WORK TO COMPLETE: Restrict the output to the lines below starting at the one that contains "Write the matplotlib code for this chart." and ending at the one that contains "ax = fig.add_axes([84/W, 1-436/H, 468/W, (436-19)/H])", and restate them word for word, both ends included.

PROVIDED INFORMATION:

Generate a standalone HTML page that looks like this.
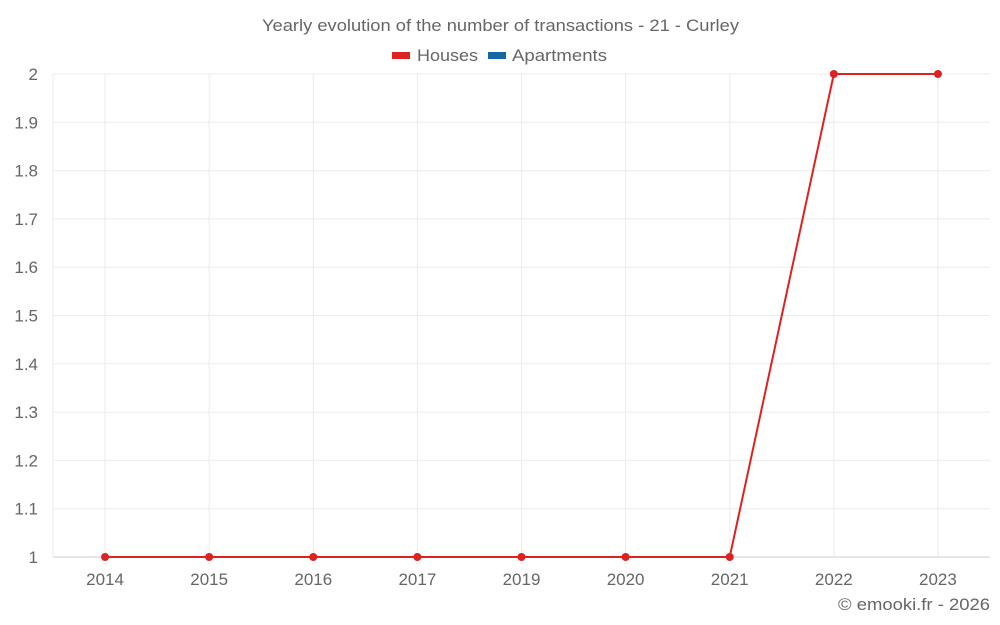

---

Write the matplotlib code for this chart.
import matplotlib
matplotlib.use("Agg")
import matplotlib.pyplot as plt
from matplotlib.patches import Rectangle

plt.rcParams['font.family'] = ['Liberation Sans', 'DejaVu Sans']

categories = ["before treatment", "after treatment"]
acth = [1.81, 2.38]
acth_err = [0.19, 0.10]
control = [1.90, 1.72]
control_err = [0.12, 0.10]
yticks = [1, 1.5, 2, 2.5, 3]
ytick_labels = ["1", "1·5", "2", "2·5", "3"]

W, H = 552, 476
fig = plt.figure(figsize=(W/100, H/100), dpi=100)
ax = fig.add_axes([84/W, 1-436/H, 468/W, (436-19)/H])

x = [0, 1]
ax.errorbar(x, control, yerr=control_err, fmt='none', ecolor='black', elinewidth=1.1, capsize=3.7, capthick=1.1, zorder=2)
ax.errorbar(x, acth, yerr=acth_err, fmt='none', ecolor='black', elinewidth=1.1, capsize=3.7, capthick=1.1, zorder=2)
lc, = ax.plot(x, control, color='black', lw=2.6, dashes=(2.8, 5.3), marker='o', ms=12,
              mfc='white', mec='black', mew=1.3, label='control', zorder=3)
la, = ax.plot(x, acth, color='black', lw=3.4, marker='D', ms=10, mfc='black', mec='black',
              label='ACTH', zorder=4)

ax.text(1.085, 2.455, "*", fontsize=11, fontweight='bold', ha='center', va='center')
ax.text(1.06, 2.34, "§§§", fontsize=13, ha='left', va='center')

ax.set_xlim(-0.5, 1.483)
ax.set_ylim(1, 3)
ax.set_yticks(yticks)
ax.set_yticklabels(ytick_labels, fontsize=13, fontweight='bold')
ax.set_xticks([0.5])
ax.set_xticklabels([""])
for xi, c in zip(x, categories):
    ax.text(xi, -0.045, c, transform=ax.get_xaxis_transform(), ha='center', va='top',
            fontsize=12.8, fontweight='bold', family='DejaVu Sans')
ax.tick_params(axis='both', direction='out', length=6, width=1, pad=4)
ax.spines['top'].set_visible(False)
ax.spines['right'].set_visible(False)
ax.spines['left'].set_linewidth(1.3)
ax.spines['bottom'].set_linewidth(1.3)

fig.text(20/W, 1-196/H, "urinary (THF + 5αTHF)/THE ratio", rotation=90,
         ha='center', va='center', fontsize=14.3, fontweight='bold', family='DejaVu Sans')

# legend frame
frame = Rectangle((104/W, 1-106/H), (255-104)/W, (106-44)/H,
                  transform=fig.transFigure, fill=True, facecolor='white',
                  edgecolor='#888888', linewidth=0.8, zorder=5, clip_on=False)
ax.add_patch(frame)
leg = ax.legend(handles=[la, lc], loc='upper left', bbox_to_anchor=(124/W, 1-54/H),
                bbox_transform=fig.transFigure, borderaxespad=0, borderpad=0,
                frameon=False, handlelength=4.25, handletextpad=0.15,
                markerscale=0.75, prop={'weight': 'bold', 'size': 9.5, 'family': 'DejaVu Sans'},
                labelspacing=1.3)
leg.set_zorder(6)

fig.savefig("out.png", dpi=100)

--

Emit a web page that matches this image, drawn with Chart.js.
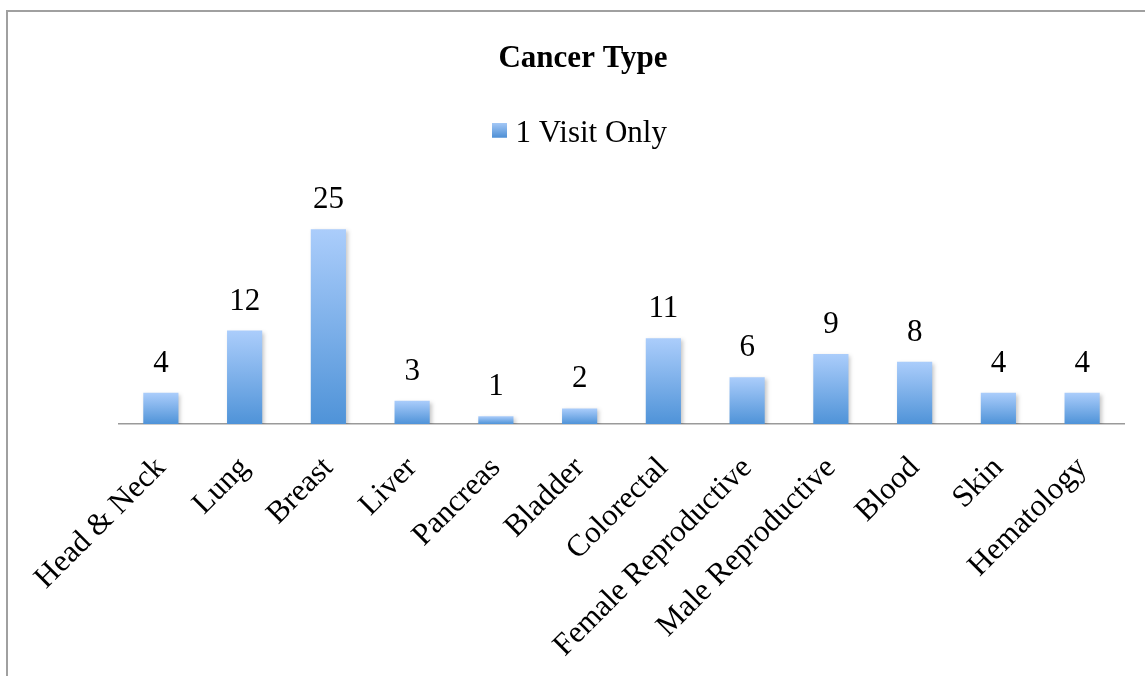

SOLUTION TO THIS PROBLEM:
Write the matplotlib code for this chart.
import matplotlib
matplotlib.use("Agg")
import matplotlib.pyplot as plt
from matplotlib.patches import Rectangle

plt.rcParams['font.family'] = ['Liberation Sans', 'DejaVu Sans']

categories = ["before treatment", "after treatment"]
acth = [1.81, 2.38]
acth_err = [0.19, 0.10]
control = [1.90, 1.72]
control_err = [0.12, 0.10]
yticks = [1, 1.5, 2, 2.5, 3]
ytick_labels = ["1", "1·5", "2", "2·5", "3"]

W, H = 552, 476
fig = plt.figure(figsize=(W/100, H/100), dpi=100)
ax = fig.add_axes([84/W, 1-436/H, 468/W, (436-19)/H])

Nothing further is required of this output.